• What the exercise asks: Reproduce each line of the material exactly, minus any picture.

• Dataset extract:
####
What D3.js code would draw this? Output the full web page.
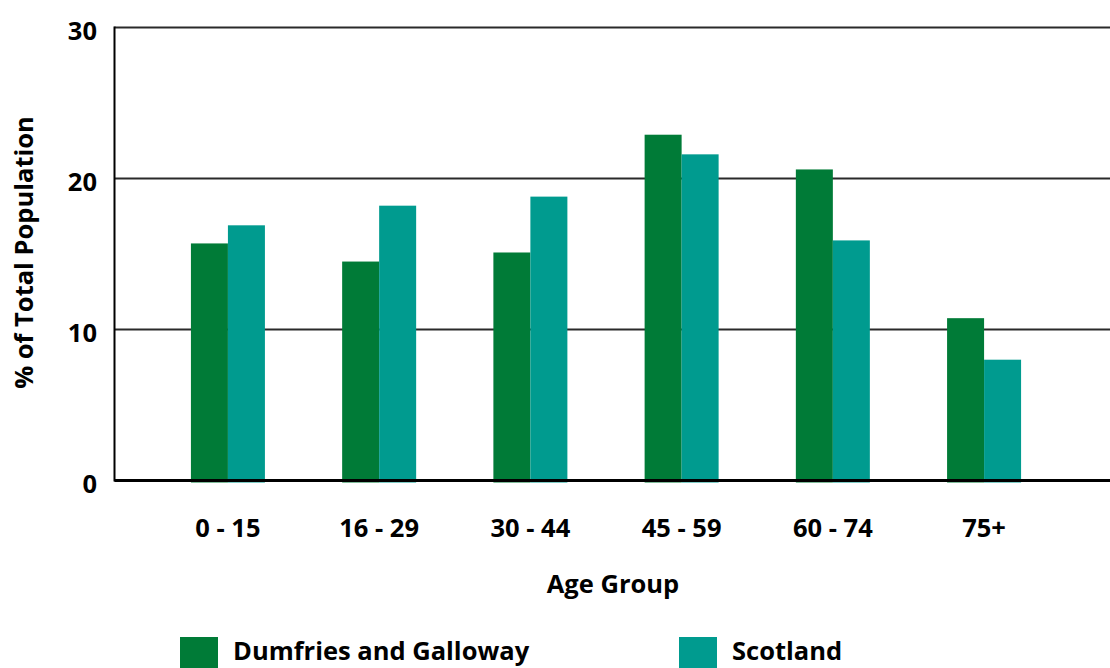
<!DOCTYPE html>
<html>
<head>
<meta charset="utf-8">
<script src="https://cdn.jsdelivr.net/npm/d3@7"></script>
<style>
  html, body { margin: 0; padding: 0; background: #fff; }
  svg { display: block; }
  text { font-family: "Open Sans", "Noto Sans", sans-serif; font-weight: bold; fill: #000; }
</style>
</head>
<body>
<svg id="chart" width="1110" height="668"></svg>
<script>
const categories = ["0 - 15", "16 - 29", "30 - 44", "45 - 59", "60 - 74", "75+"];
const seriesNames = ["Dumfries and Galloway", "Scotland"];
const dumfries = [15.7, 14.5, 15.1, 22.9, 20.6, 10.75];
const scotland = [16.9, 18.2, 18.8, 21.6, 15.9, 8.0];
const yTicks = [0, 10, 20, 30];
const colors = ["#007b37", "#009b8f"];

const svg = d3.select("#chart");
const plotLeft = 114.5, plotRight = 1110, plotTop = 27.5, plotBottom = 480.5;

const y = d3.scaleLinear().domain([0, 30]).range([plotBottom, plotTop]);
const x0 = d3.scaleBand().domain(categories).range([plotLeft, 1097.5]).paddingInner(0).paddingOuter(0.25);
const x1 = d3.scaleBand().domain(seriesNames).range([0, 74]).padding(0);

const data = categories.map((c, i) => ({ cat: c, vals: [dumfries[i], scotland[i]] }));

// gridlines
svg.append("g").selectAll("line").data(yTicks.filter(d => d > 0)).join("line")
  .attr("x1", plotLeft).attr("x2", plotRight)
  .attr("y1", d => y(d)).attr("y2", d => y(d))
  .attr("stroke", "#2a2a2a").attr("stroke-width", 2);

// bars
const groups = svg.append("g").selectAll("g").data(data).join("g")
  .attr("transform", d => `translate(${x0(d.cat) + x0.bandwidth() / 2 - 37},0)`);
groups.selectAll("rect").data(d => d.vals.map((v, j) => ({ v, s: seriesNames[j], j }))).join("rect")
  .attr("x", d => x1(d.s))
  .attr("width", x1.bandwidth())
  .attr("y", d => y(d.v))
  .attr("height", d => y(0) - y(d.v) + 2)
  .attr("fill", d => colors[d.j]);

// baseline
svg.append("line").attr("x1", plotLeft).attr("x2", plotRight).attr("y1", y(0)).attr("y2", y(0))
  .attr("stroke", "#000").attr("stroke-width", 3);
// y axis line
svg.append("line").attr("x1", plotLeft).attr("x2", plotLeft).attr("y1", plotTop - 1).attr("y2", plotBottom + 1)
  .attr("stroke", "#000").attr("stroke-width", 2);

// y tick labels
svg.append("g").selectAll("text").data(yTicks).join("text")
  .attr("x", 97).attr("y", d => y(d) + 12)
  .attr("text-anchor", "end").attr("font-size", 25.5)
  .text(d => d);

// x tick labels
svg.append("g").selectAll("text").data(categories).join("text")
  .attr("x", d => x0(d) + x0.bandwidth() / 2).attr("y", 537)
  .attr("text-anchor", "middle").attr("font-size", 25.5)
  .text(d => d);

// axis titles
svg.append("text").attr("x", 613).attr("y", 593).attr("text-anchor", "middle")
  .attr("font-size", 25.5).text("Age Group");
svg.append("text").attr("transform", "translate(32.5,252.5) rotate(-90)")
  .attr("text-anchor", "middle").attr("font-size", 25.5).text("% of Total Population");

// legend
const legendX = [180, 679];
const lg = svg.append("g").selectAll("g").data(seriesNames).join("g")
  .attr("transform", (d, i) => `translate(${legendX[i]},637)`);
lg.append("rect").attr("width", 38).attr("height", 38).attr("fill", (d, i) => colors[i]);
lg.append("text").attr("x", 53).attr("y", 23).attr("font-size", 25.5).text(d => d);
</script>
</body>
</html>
####
• Exercise output:
What D3.js code would draw this? Output the full web page.
<!DOCTYPE html>
<html>
<head>
<meta charset="utf-8">
<script src="https://cdn.jsdelivr.net/npm/d3@7"></script>
<style>
  html, body { margin: 0; padding: 0; background: #fff; }
  svg { display: block; }
  text { font-family: "Open Sans", "Noto Sans", sans-serif; font-weight: bold; fill: #000; }
</style>
</head>
<body>
<svg id="chart" width="1110" height="668"></svg>
<script>
const categories = ["0 - 15", "16 - 29", "30 - 44", "45 - 59", "60 - 74", "75+"];
const seriesNames = ["Dumfries and Galloway", "Scotland"];
const dumfries = [15.7, 14.5, 15.1, 22.9, 20.6, 10.75];
const scotland = [16.9, 18.2, 18.8, 21.6, 15.9, 8.0];
const yTicks = [0, 10, 20, 30];
const colors = ["#007b37", "#009b8f"];

const svg = d3.select("#chart");
const plotLeft = 114.5, plotRight = 1110, plotTop = 27.5, plotBottom = 480.5;

const y = d3.scaleLinear().domain([0, 30]).range([plotBottom, plotTop]);
const x0 = d3.scaleBand().domain(categories).range([plotLeft, 1097.5]).paddingInner(0).paddingOuter(0.25);
const x1 = d3.scaleBand().domain(seriesNames).range([0, 74]).padding(0);

const data = categories.map((c, i) => ({ cat: c, vals: [dumfries[i], scotland[i]] }));

// gridlines
svg.append("g").selectAll("line").data(yTicks.filter(d => d > 0)).join("line")
  .attr("x1", plotLeft).attr("x2", plotRight)
  .attr("y1", d => y(d)).attr("y2", d => y(d))
  .attr("stroke", "#2a2a2a").attr("stroke-width", 2);

// bars
const groups = svg.append("g").selectAll("g").data(data).join("g")
  .attr("transform", d => `translate(${x0(d.cat) + x0.bandwidth() / 2 - 37},0)`);
groups.selectAll("rect").data(d => d.vals.map((v, j) => ({ v, s: seriesNames[j], j }))).join("rect")
  .attr("x", d => x1(d.s))
  .attr("width", x1.bandwidth())
  .attr("y", d => y(d.v))
  .attr("height", d => y(0) - y(d.v) + 2)
  .attr("fill", d => colors[d.j]);

// baseline
svg.append("line").attr("x1", plotLeft).attr("x2", plotRight).attr("y1", y(0)).attr("y2", y(0))
  .attr("stroke", "#000").attr("stroke-width", 3);
// y axis line
svg.append("line").attr("x1", plotLeft).attr("x2", plotLeft).attr("y1", plotTop - 1).attr("y2", plotBottom + 1)
  .attr("stroke", "#000").attr("stroke-width", 2);

// y tick labels
svg.append("g").selectAll("text").data(yTicks).join("text")
  .attr("x", 97).attr("y", d => y(d) + 12)
  .attr("text-anchor", "end").attr("font-size", 25.5)
  .text(d => d);

// x tick labels
svg.append("g").selectAll("text").data(categories).join("text")
  .attr("x", d => x0(d) + x0.bandwidth() / 2).attr("y", 537)
  .attr("text-anchor", "middle").attr("font-size", 25.5)
  .text(d => d);

// axis titles
svg.append("text").attr("x", 613).attr("y", 593).attr("text-anchor", "middle")
  .attr("font-size", 25.5).text("Age Group");
svg.append("text").attr("transform", "translate(32.5,252.5) rotate(-90)")
  .attr("text-anchor", "middle").attr("font-size", 25.5).text("% of Total Population");

// legend
const legendX = [180, 679];
const lg = svg.append("g").selectAll("g").data(seriesNames).join("g")
  .attr("transform", (d, i) => `translate(${legendX[i]},637)`);
lg.append("rect").attr("width", 38).attr("height", 38).attr("fill", (d, i) => colors[i]);
lg.append("text").attr("x", 53).attr("y", 23).attr("font-size", 25.5).text(d => d);
</script>
</body>
</html>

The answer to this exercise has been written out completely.